Der General kritisierte die Waffenlieferungen und das militärische Training durch die USA für Taiwan sowie die Aufwertung der Beziehungen zu Taipeh. Taiwan sei eine innere Angelegenheit Chinas, in die sich niemand einmischen dürfe. Es sei «gefährlich», das Ein-China-Prinzip Pekings zu unterhöhlen. Danach gehört Taiwan zur Volksrepublik. Die «Wiedervereinigung» sei unaufhaltsam, sagte der Minister bei seinem ersten Auftritt auf dem Forum, wo er sich auch kritische Fragen der Teilnehmer anhören musste.

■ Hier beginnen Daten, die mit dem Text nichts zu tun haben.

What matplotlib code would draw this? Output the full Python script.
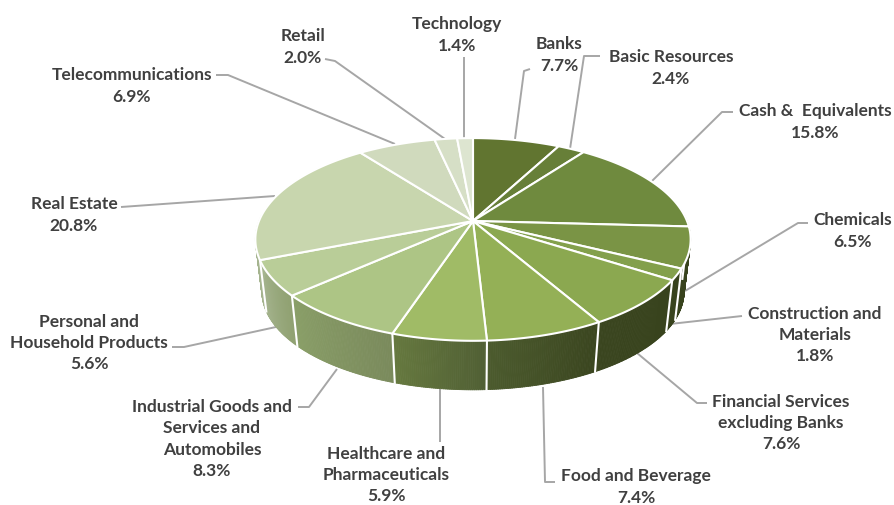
import numpy as np
import matplotlib
matplotlib.use("Agg")
import matplotlib.pyplot as plt
from matplotlib.collections import PolyCollection
from matplotlib.colors import to_rgb

plt.rcParams['font.family'] = ['Lato', 'DejaVu Sans']

names = ["Banks", "Basic Resources", "Cash &  Equivalents", "Chemicals",
         "Construction and\nMaterials", "Financial Services\nexcluding Banks",
         "Food and Beverage", "Healthcare and\nPharmaceuticals",
         "Industrial Goods and\nServices and\nAutomobiles",
         "Personal and\nHousehold Products", "Real Estate",
         "Telecommunications", "Retail", "Technology"]
values = [7.7, 2.4, 15.8, 6.5, 1.8, 7.6, 7.4, 5.9, 8.3, 5.6, 20.8, 6.9, 2.0, 1.4]
top_colors = ["#617530", "#677f38", "#6f8a3e", "#7a9445", "#83a04c", "#8ba850", "#94b056",
              "#a0bb66", "#adc585", "#b9cd98", "#c8d6ae", "#d0dabd", "#d6dfc6", "#dde5d0"]
side_start = ["#333d1a", "#333d1a", "#353f1b", "#38431d", "#38431d", "#38431d", "#3a451f",
              "#505f34", "#7a8a5c", "#8fa070", "#a5b48f", "#b0bc9a", "#b8c4a4", "#c0cbb0"]
side_end = ["#333d1a", "#333d1a", "#38431d", "#38431d", "#38431d", "#3a451f", "#4c5b2e",
            "#66793f", "#8a9f68", "#a5b48f", "#a5b48f", "#a5b48f", "#b0bc9a", "#b8c4a4"]
label_pos = [(559, 55), (671, 68), (815, 122), (853, 231), (815, 335), (781, 423), (636, 487),
             (386, 475), (212, 439), (89, 343), (74, 215), (132, 86), (303, 47), (457, 35)]
leaders = [[(530, 70), (524, 72), (515, 140)],
           [(600, 57), (584, 57), (570, 150)],
           [(733, 113), (722, 113), (652, 182)],
           [(808, 224), (798, 224), (685, 292)],
           [(742, 317), (670, 325)],
           [(707, 404), (697, 404), (637, 354)],
           [(555, 483), (545, 483), (543, 388)],
           [(440, 443), (440, 390)],
           [(298, 408), (309, 408), (337, 370)],
           [(172, 348), (184, 348), (276, 328)],
           [(121, 208), (275, 197)],
           [(216, 76), (228, 76), (395, 145)],
           [(325, 60), (335, 62), (445, 140)],
           [(464, 58), (464, 140)]]

CX, CY = 473.0, 222.0
A, B, K = 214.0, 98.0, 0.182
SCALE, DEPTH = 0.97, 52.6


def top(t):
    u, v = np.sin(t), np.cos(t)
    w = 1 + K * v
    return CX + A * u / w, CY - B * v / w


def bottom(t):
    u, v = np.sin(t), np.cos(t)
    w = 1 + K * v
    return CX + SCALE * A * u / w, CY + DEPTH - SCALE * B * v / w


fig = plt.figure(figsize=(8.95, 5.06), dpi=100)
ax = fig.add_axes([0, 0, 1, 1])
ax.set_xlim(0, 895)
ax.set_ylim(506, 0)
ax.axis("off")

for pts in leaders:
    xs, ys = zip(*pts)
    ax.plot(xs, ys, color="#a6a6a6", lw=1.4, zorder=1, solid_capstyle="butt")

edges = np.concatenate([[0], np.cumsum(values)]) / np.sum(values) * 2 * np.pi

# side wall
quads, cols = [], []
for i in range(len(values)):
    ts = np.linspace(edges[i], edges[i + 1], max(3, int(values[i] * 8)))
    c0, c1 = np.array(to_rgb(side_start[i])), np.array(to_rgb(side_end[i]))
    for j in range(len(ts) - 1):
        a, b = ts[j], ts[j + 1]
        if np.cos(a) > 0.05 and np.cos(b) > 0.05:
            continue
        quads.append([top(a), top(b), bottom(b), bottom(a)])
        cols.append(c0 + (c1 - c0) * (j + 0.5) / (len(ts) - 1))
ax.add_collection(PolyCollection(quads, facecolors=cols, edgecolors=cols, linewidths=0.6, zorder=2))

for e in edges[:-1]:
    if np.cos(e) < 0:
        p, q = top(e), bottom(e)
        ax.plot([p[0], q[0]], [p[1], q[1]], color="white", lw=1.5, zorder=3)

# top face
for i in range(len(values)):
    ts = np.linspace(edges[i], edges[i + 1], max(4, int(values[i] * 6)))
    xs, ys = top(ts)
    ax.fill(np.r_[CX, xs], np.r_[CY, ys], facecolor=top_colors[i], edgecolor="white",
            lw=1.5, joinstyle="round", zorder=4)

# labels
for name, v, (x, y) in zip(names, values, label_pos):
    ax.text(x, y, f"{name}\n{v:.1f}%", ha="center", va="center", fontsize=12.5,
            fontweight="bold", color="#404040", linespacing=1.42, zorder=6)

fig.savefig("out.png", dpi=100)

Auf zunehmende Zwischenfälle zwischen Flugzeugen und Schiffen beider Streitkräfte in der Meerenge der Taiwanstraße und im Südchinesischen Meer ging der General nicht konkret ein. Er sagte aber, der beste Weg, solche Vorfälle zu vermeiden, sei, chinesischem Territorium nicht zu nahe zu kommen. Die Freiheit der Navigation und des Überfluges werde benutzt, um Vormachtstreben auszuüben, beklagte der Minister in einem indirekten Hinweis auf die USA. Er sehe viele Schiffe und Kampfjets, die China nahe kämen. «Sie sind nicht hier für eine friedliche Durchfahrt. Sie sind hier, um zu provozieren.»
Der Bundesverteidigungsminister rief in seiner Rede dazu auf, die auf Regeln basierende, internationale Ordnung zu schützen, wo immer sie gefährdet sei. Dazu gehöre auch das Recht auf freie Schifffahrt. Deutschland stehe bereit, alle bilateralen oder multilateralen Maßnahmen zur Vertrauensbildung zu unterstützen, sagte Pistorius. Er nannte dabei den Informationsaustausch und die Beobachtung von Militärübungen, Inspektionen von Militäreinrichtungen und Abkommen zur Rüstungskontrolle. «Wir brauchen die Herrschaft des Gesetzes anstelle einer Herrschaft mit Faustrecht.»